# EXTRACTED MATERIAL:
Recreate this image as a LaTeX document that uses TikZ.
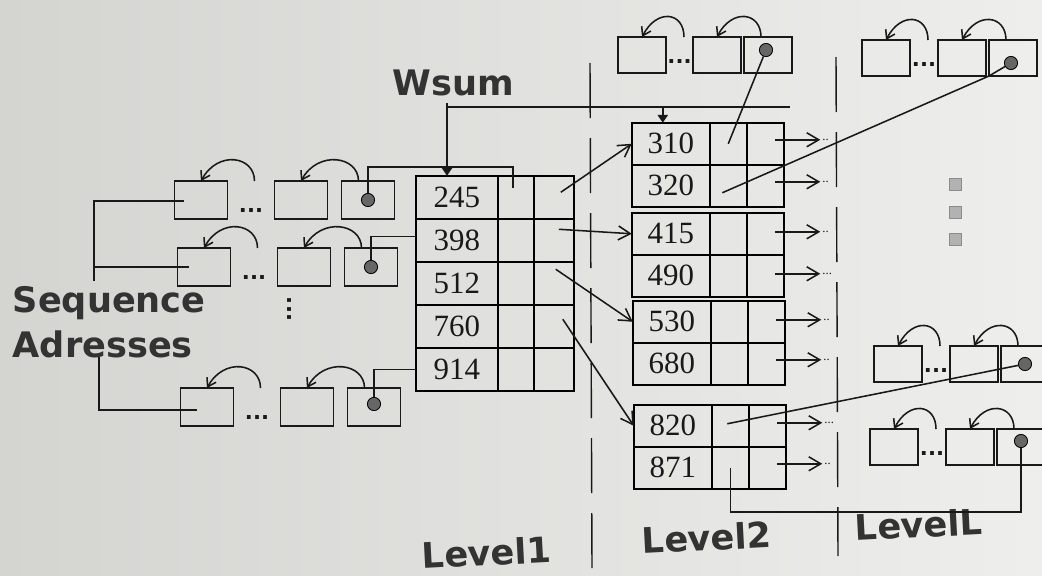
==
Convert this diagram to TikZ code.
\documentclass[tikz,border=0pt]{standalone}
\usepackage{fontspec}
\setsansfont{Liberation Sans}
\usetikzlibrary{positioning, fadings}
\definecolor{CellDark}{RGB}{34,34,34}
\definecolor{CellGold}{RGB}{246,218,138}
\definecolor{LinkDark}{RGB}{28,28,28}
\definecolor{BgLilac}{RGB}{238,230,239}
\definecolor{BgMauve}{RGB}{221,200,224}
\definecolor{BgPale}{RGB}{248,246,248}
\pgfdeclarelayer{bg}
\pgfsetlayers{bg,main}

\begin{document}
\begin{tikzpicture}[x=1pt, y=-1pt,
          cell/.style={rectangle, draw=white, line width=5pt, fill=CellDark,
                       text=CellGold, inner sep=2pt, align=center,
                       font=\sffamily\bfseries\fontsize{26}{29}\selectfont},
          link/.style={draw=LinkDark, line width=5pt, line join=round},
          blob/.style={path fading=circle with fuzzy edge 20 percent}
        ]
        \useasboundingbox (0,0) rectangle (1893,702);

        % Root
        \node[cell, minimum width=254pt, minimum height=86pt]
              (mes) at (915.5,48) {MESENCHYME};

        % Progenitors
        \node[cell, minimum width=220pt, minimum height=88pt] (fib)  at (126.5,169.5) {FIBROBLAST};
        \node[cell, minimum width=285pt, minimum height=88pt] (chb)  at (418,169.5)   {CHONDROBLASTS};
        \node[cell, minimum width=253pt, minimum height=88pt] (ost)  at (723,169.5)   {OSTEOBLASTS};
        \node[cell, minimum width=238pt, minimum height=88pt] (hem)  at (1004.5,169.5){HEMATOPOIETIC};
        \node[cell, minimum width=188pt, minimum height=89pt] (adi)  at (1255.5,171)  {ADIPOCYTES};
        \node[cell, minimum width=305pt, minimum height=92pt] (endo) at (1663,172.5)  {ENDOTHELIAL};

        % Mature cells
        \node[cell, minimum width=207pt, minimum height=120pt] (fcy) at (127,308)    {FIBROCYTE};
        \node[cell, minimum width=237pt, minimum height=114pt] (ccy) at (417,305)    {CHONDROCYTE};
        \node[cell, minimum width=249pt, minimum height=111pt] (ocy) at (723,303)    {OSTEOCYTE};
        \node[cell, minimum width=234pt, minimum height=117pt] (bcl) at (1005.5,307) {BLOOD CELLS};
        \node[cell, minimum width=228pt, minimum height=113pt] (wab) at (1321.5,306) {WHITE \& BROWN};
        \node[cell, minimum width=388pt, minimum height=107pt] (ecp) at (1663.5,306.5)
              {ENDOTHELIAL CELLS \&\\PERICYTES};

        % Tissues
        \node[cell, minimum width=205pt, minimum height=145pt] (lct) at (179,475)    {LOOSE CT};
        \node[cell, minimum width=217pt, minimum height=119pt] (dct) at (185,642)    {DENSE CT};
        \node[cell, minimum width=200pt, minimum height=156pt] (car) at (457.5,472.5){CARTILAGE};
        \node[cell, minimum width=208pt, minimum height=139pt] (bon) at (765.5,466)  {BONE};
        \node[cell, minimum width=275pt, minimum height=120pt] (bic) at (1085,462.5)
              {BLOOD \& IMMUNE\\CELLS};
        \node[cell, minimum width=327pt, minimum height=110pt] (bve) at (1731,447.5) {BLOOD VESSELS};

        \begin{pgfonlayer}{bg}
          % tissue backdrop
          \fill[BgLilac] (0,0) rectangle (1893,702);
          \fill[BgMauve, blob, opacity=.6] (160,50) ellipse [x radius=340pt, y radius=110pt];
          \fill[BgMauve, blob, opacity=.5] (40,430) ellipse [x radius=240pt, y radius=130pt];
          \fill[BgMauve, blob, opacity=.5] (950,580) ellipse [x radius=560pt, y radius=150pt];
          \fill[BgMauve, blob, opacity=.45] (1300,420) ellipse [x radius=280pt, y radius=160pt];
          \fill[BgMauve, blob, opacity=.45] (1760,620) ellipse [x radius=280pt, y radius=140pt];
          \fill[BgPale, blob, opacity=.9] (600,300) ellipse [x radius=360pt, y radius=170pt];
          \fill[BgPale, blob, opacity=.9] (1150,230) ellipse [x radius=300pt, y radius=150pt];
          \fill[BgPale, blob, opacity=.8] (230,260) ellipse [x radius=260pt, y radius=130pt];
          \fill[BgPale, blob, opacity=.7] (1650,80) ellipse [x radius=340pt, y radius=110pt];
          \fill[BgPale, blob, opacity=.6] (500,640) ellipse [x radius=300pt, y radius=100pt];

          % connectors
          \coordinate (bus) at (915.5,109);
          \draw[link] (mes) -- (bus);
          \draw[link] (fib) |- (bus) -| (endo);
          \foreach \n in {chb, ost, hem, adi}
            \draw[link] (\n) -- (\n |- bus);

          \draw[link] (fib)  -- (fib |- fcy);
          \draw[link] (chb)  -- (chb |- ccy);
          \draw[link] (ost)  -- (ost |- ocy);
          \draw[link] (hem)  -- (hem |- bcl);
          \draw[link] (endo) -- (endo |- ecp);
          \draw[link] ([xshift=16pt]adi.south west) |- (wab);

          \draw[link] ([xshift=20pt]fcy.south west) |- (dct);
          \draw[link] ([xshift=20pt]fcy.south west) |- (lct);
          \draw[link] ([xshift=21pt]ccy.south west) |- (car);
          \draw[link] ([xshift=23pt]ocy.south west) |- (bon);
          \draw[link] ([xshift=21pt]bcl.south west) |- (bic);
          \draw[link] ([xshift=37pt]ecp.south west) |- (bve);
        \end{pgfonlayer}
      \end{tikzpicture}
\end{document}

# WHAT IS REQUIRED:
Extract, word for word, the line containing "Convert this diagram to TikZ code.", the line containing "minimum width=305pt, minimum", and every line between them.

# SOLUTION FOR THIS EXERCISE:
Convert this diagram to TikZ code.
\documentclass[tikz,border=0pt]{standalone}
\usepackage{fontspec}
\setsansfont{Liberation Sans}
\usetikzlibrary{positioning, fadings}
\definecolor{CellDark}{RGB}{34,34,34}
\definecolor{CellGold}{RGB}{246,218,138}
\definecolor{LinkDark}{RGB}{28,28,28}
\definecolor{BgLilac}{RGB}{238,230,239}
\definecolor{BgMauve}{RGB}{221,200,224}
\definecolor{BgPale}{RGB}{248,246,248}
\pgfdeclarelayer{bg}
\pgfsetlayers{bg,main}

\begin{document}
\begin{tikzpicture}[x=1pt, y=-1pt,
          cell/.style={rectangle, draw=white, line width=5pt, fill=CellDark,
                       text=CellGold, inner sep=2pt, align=center,
                       font=\sffamily\bfseries\fontsize{26}{29}\selectfont},
          link/.style={draw=LinkDark, line width=5pt, line join=round},
          blob/.style={path fading=circle with fuzzy edge 20 percent}
        ]
        \useasboundingbox (0,0) rectangle (1893,702);

        % Root
        \node[cell, minimum width=254pt, minimum height=86pt]
              (mes) at (915.5,48) {MESENCHYME};

        % Progenitors
        \node[cell, minimum width=220pt, minimum height=88pt] (fib)  at (126.5,169.5) {FIBROBLAST};
        \node[cell, minimum width=285pt, minimum height=88pt] (chb)  at (418,169.5)   {CHONDROBLASTS};
        \node[cell, minimum width=253pt, minimum height=88pt] (ost)  at (723,169.5)   {OSTEOBLASTS};
        \node[cell, minimum width=238pt, minimum height=88pt] (hem)  at (1004.5,169.5){HEMATOPOIETIC};
        \node[cell, minimum width=188pt, minimum height=89pt] (adi)  at (1255.5,171)  {ADIPOCYTES};
        \node[cell, minimum width=305pt, minimum height=92pt] (endo) at (1663,172.5)  {ENDOTHELIAL};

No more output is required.